→ **Records for the task**:
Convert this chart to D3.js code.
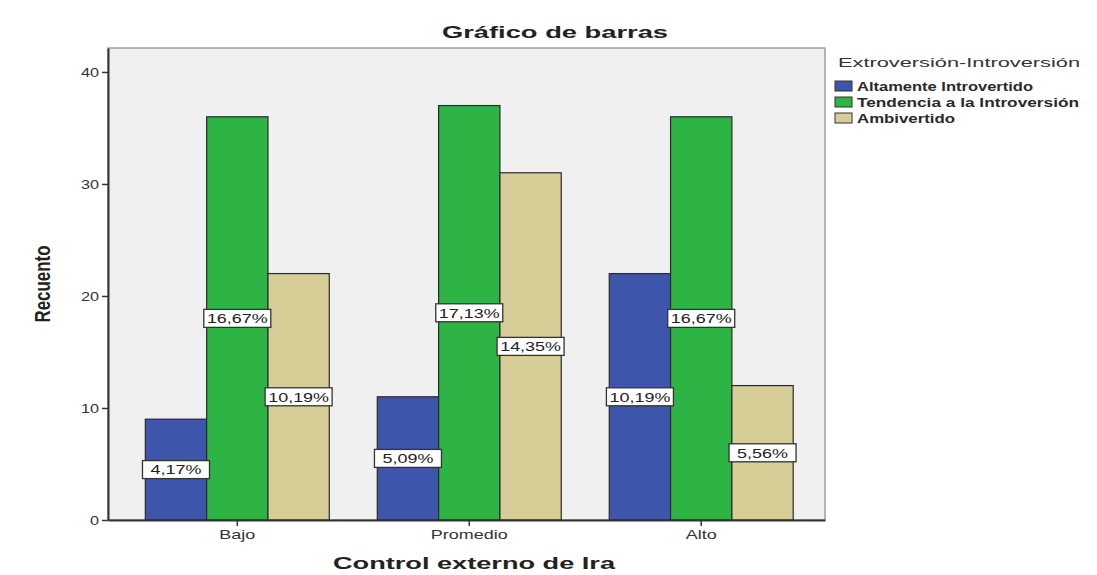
<!DOCTYPE html>
<html><head><meta charset="utf-8">
<script src="https://cdn.jsdelivr.net/npm/d3@7"></script>
<style>body{margin:0;background:#fff;}svg{display:block;font-family:Arial,"Liberation Sans",sans-serif;}</style>
</head><body><svg id="c" width="1097" height="575"></svg>
<script>
const categories = ["Bajo", "Promedio", "Alto"];
const seriesNames = ["Altamente Introvertido", "Tendencia a la Introversión", "Ambivertido"];
const altamente = [9, 11, 22];
const tendencia = [36, 37, 36];
const ambivertido = [22, 31, 12];
const pctAltamente = ["4,17%", "5,09%", "10,19%"];
const pctTendencia = ["16,67%", "17,13%", "16,67%"];
const pctAmbivertido = ["10,19%", "14,35%", "5,56%"];
const yTicks = [0, 10, 20, 30, 40];
const colors = ["#3D55AA", "#2DB444", "#D6CD97"];

const series = [altamente, tendencia, ambivertido];
const pcts = [pctAltamente, pctTendencia, pctAmbivertido];
const K = 1.38; // horizontal stretch of the reference text

function stretch(sel, k) {
  sel.each(function () {
    const w = this.getComputedTextLength();
    d3.select(this).attr("textLength", w * k).attr("lengthAdjust", "spacingAndGlyphs");
  });
}

const svg = d3.select("#c");
const L = 108, R = 825, T = 48, B = 520;

const x = d3.scaleBand().domain(categories).range([L, R]).paddingInner(0.207).paddingOuter(0.149).align(0.54);
const xs = d3.scaleBand().domain(d3.range(3)).range([0, x.bandwidth()]);
const y = d3.scaleLinear().domain([0, 42.14]).range([B, T]);

svg.append("rect").attr("x", L).attr("y", T).attr("width", R - L).attr("height", B - T)
  .attr("fill", "#F0F0F0").attr("stroke", "#888").attr("stroke-width", 1.2);

const groups = svg.append("g").selectAll("g").data(categories).join("g")
  .attr("transform", d => `translate(${x(d)},0)`);
series.forEach((s, si) => {
  groups.append("rect")
    .attr("x", xs(si)).attr("width", xs.bandwidth())
    .attr("y", (d, i) => y(s[i])).attr("height", (d, i) => B - y(s[i]))
    .attr("fill", colors[si]).attr("stroke", "#2a2a2a").attr("stroke-width", 1.2);
});

series.forEach((s, si) => {
  const lg = groups.append("g")
    .attr("transform", (d, i) => `translate(${xs(si) + xs.bandwidth() / 2},${y(s[i] / 2)})`);
  lg.append("rect").attr("x", -33.5).attr("y", -9).attr("width", 67).attr("height", 18)
    .attr("fill", "#fff").attr("stroke", "#333").attr("stroke-width", 1.3);
  lg.append("text").attr("text-anchor", "middle").attr("dy", "0.37em")
    .attr("font-size", 13).attr("fill", "#222").text((d, i) => pcts[si][i])
    .call(stretch, K);
});

const yAxis = svg.append("g").attr("transform", `translate(${L},0)`)
  .call(d3.axisLeft(y).tickValues(yTicks).tickSize(6).tickSizeOuter(0).tickPadding(3));
yAxis.select(".domain").attr("stroke", "#333").attr("stroke-width", 2);
yAxis.selectAll(".tick line").attr("stroke", "#333").attr("stroke-width", 1.5);
yAxis.selectAll("text").attr("font-size", 13).attr("fill", "#333").attr("font-family", "Arial, Liberation Sans, sans-serif")
  .call(stretch, 1.25);

const xAxis = svg.append("g").attr("transform", `translate(0,${B})`)
  .call(d3.axisBottom(x).tickSize(6).tickSizeOuter(0).tickPadding(4));
xAxis.select(".domain").attr("stroke", "#333").attr("stroke-width", 2);
xAxis.selectAll(".tick line").attr("stroke", "#333").attr("stroke-width", 1.5);
xAxis.selectAll("text").attr("font-size", 13).attr("fill", "#333").attr("font-family", "Arial, Liberation Sans, sans-serif")
  .call(stretch, K);

svg.append("text").attr("x", 555).attr("y", 38).attr("text-anchor", "middle")
  .attr("font-size", 17).attr("font-weight", "bold").attr("fill", "#222")
  .attr("textLength", 226).attr("lengthAdjust", "spacingAndGlyphs").text("Gráfico de barras");
svg.append("text").attr("x", 474).attr("y", 569).attr("text-anchor", "middle")
  .attr("font-size", 16).attr("font-weight", "bold").attr("fill", "#222")
  .attr("textLength", 282).attr("lengthAdjust", "spacingAndGlyphs").text("Control externo de Ira");
svg.append("text").attr("transform", "translate(50,284) rotate(-90) scale(1,1.35)").attr("text-anchor", "middle")
  .attr("font-size", 16).attr("font-weight", "bold").attr("fill", "#222")
  .attr("textLength", 77).attr("lengthAdjust", "spacingAndGlyphs").text("Recuento");

const lg = svg.append("g");
lg.append("text").attr("x", 838).attr("y", 67).attr("font-size", 13.5).attr("fill", "#333")
  .attr("textLength", 242).attr("lengthAdjust", "spacingAndGlyphs").text("Extroversión-Introversión");
const legendWidths = [176, 222, 98];
seriesNames.forEach((n, i) => {
  const yy = 81 + i * 16;
  lg.append("rect").attr("x", 835).attr("y", yy).attr("width", 17).attr("height", 10)
    .attr("fill", colors[i]).attr("stroke", "#333").attr("stroke-width", 1);
  lg.append("text").attr("x", 857).attr("y", yy + 9.5).attr("font-size", 12).attr("font-weight", "bold")
    .attr("fill", "#2a2a2a").attr("textLength", legendWidths[i]).attr("lengthAdjust", "spacingAndGlyphs").text(n);
});
</script></body></html>
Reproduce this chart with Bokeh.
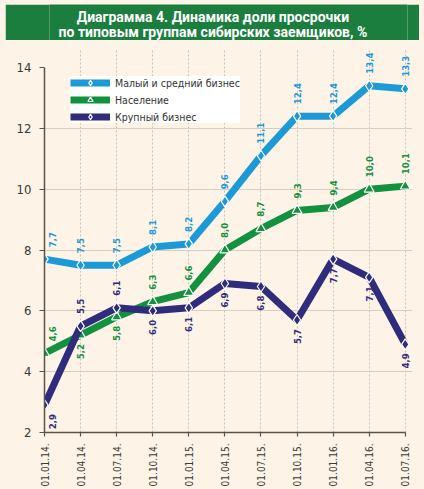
import math
from bokeh.plotting import figure
from bokeh.layouts import column
from bokeh.models import (ColumnDataSource, Range1d, FixedTicker, LabelSet,
                          Legend, LegendItem)
from bokeh.core.properties import value
from bokeh.embed import file_html
from bokeh.resources import INLINE

# ---- data ----
dates = ["01.01.14.", "01.04.14.", "01.07.14.", "01.10.14.", "01.01.15.", "01.04.15.",
         "01.07.15.", "01.10.15.", "01.01.16.", "01.04.16.", "01.07.16."]
sme = [7.7, 7.5, 7.5, 8.1, 8.2, 9.6, 11.1, 12.4, 12.4, 13.4, 13.3]
population = [4.6, 5.2, 5.8, 6.3, 6.6, 8.0, 8.7, 9.3, 9.4, 10.0, 10.1]
large = [2.9, 5.5, 6.1, 6.0, 6.1, 6.9, 6.8, 5.7, 7.7, 7.1, 4.9]
series_names = ["Малый и средний бизнес", "Население", "Крупный бизнес"]
# label side: 1 above, -1 below
pop_side = [1, -1, -1, 1, 1, 1, 1, 1, 1, 1, 1]
large_side = [-1, 1, 1, -1, -1, -1, -1, -1, -1, -1, -1]
sme_side = [1] * 11
y_ticks = [2, 4, 6, 8, 10, 12, 14]
title_lines = ["Диаграмма 4. Динамика доли просрочки",
               "по типовым группам сибирских заемщиков, %"]

BG = "#fdf3e6"
C_BLUE = "#1b9ad7"
C_GREEN = "#12913f"
C_NAVY = "#2f2b7d"
C_TITLE = "#1b7e3e"
FONT = "DejaVu Sans Condensed"

xs = list(range(len(dates)))

# ---- title strip (whole canvas filled green, range = page pixels) ----
t = figure(width=414, height=36, output_backend="svg", toolbar_location=None,
           x_range=Range1d(44, 412), y_range=Range1d(36, 0),
           x_axis_location=None, y_axis_location=None,
           min_border_left=39, min_border_right=7, min_border_top=0, min_border_bottom=0)
t.margin = (4, 5, 4, 5)
t.grid.visible = False
t.outline_line_color = None
t.background_fill_color = C_TITLE
t.border_fill_color = C_TITLE
t.text(x=[212, 212], y=[12, 27], text=title_lines, text_align="center",
       text_baseline="middle", text_font=value("Roboto"), text_font_style="bold",
       text_font_size="14px", text_color="white")

# ---- main chart ----
p = figure(width=424, height=445, output_backend="svg", toolbar_location=None,
           x_range=Range1d(0, 10.2), y_range=Range1d(2, 14.625),
           min_border_left=44, min_border_right=12, min_border_top=4, min_border_bottom=57)
p.background_fill_color = BG
p.border_fill_color = BG
p.outline_line_color = None

for ax in (p.xaxis[0], p.yaxis[0]):
    ax.axis_line_color = "#5b524a"
    ax.axis_line_width = 1.5
    ax.major_tick_line_color = "#5b524a"
    ax.major_tick_line_width = 1.2
    ax.minor_tick_line_color = None
    ax.major_tick_in = 0
    ax.major_label_text_font = FONT
    ax.major_label_text_color = "#3a3a3a"

p.xaxis.ticker = FixedTicker(ticks=xs)
p.xaxis.major_label_overrides = {i: d for i, d in enumerate(dates)}
p.xaxis.major_label_orientation = math.pi / 2
p.xaxis.major_label_text_font_size = "10px"
p.xaxis.major_tick_out = 4
p.xaxis.major_label_standoff = 7
p.xaxis.bounds = (0, 10)

p.yaxis.ticker = FixedTicker(ticks=y_ticks)
p.yaxis.major_label_text_font_size = "13px"
p.yaxis.major_tick_out = 5
p.yaxis.major_label_standoff = 8
p.yaxis.bounds = (2, 14)

p.ygrid.ticker = FixedTicker(ticks=[4, 6, 8, 10, 12])
p.ygrid.grid_line_color = "#d6cdc3"
p.ygrid.grid_line_width = 1
p.xgrid.ticker = FixedTicker(ticks=xs[1:])
p.xgrid.grid_line_color = "#c9c0b6"
p.xgrid.grid_line_dash = "2 2"
p.xgrid.grid_line_width = 1

series = [(sme, C_BLUE, "diamond", sme_side),
          (population, C_GREEN, "triangle", pop_side),
          (large, C_NAVY, "diamond", large_side)]
items = []
for (vals, col, mk, side), name in zip(series, series_names):
    src = ColumnDataSource(dict(x=xs, y=vals))
    lr = p.line("x", "y", source=src, line_color=col, line_width=7, line_join="round")
    sr = p.scatter("x", "y", source=src, marker=mk, size=11 if mk == "diamond" else 10,
                   fill_color=col, line_color="white", line_width=1.2)
    items.append(LegendItem(label=name, renderers=[lr, sr]))
    for s in (1, -1):
        idx = [i for i in xs if side[i] == s]
        lsrc = ColumnDataSource(dict(x=[xs[i] for i in idx], y=[vals[i] for i in idx],
                                     t=[f"{vals[i]:.1f}".replace(".", ",") for i in idx],
                                     dx=[8 if i == 0 else 0 for i in idx]))
        ls = LabelSet(x="x", y="y", text="t", source=lsrc, angle=math.pi / 2,
                      x_offset="dx", y_offset=12 if s == 1 else -9,
                      text_align="left" if s == 1 else "right", text_baseline="middle",
                      text_font=value(FONT), text_font_style="bold",
                      text_font_size="9.5px", text_color=col)
        p.add_layout(ls)

legend = Legend(items=items, location=(26, 309), background_fill_color="white",
                background_fill_alpha=1, border_line_color=None,
                label_text_font=FONT, label_text_font_size="10.5px", label_text_color="#333333",
                glyph_width=40, glyph_height=13, label_height=13, label_standoff=5,
                spacing=4, padding=5, margin=0)
p.add_layout(legend)

layout = column(t, p, spacing=0, styles={"background-color": BG})
open("out.html", "w").write(file_html(layout, INLINE))
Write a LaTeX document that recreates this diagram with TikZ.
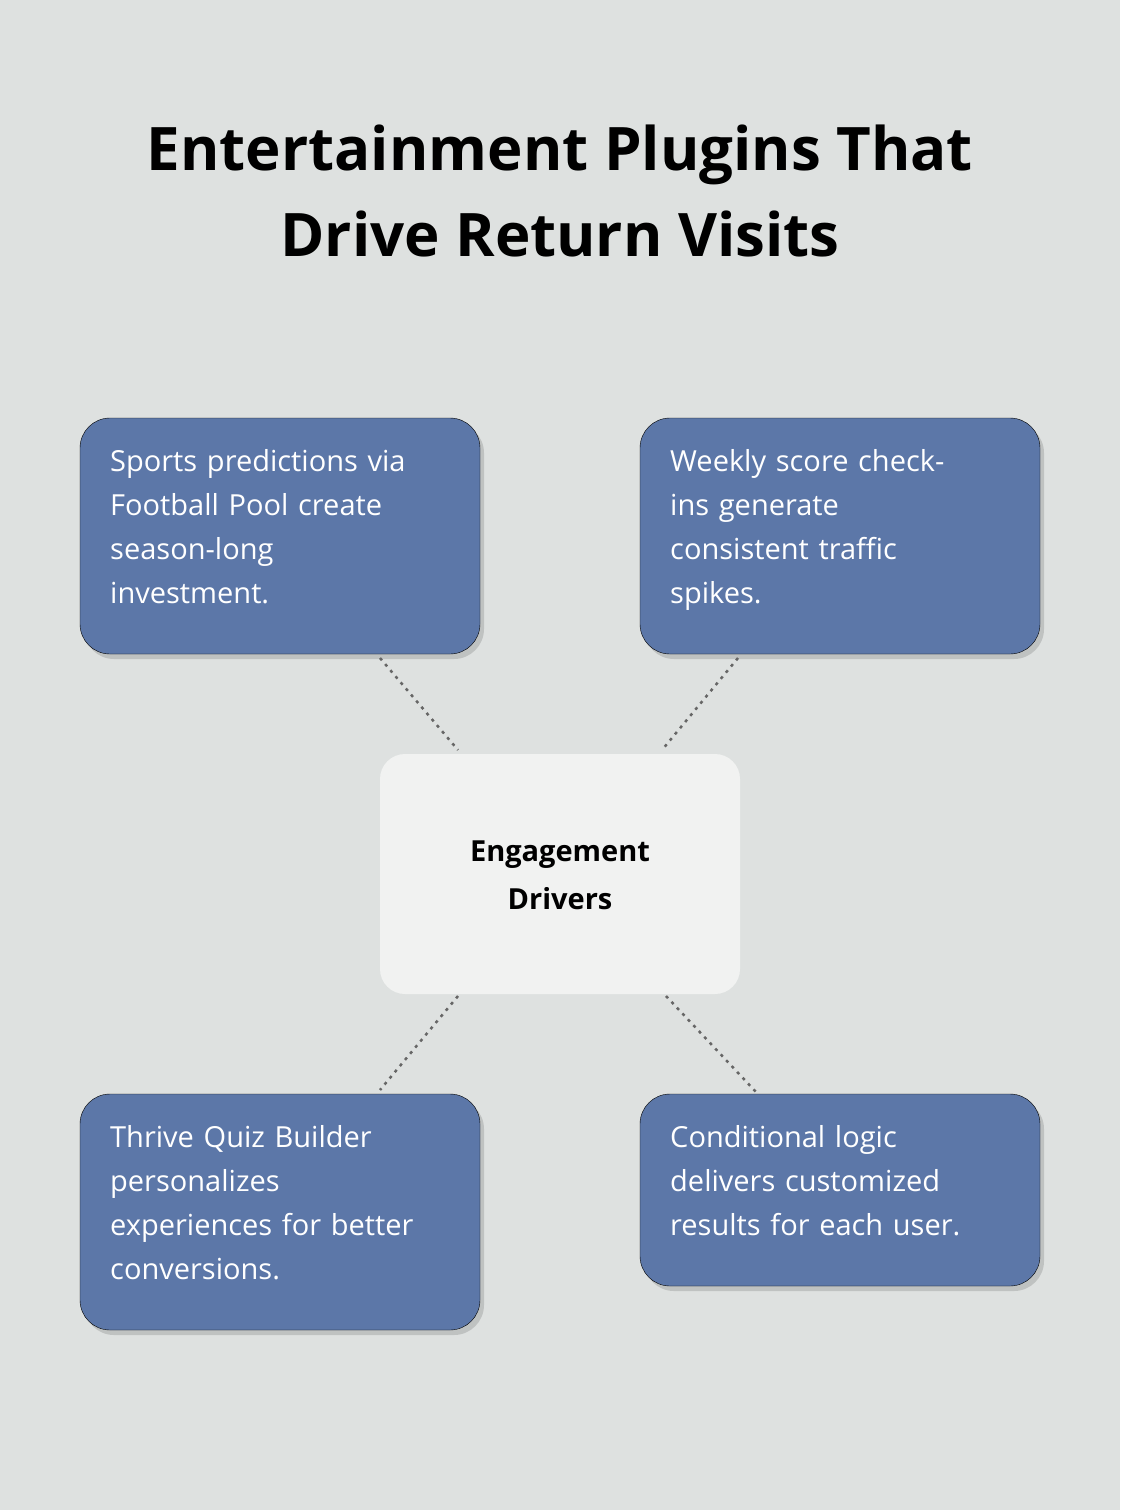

→ **Required work**:
Starting at the line that contains "Reproduce this chart with Bokeh." and ending at the line that contains "from bokeh.resources import INLINE", give the lines again exactly. Do not include the pictures.

→ **Problem solution**:
Reproduce this chart with Bokeh.
import math
from bokeh.plotting import figure
from bokeh.layouts import column
from bokeh.models import (ColumnDataSource, Range1d, FixedTicker, LabelSet,
                          Legend, LegendItem)
from bokeh.core.properties import value
from bokeh.embed import file_html
from bokeh.resources import INLINE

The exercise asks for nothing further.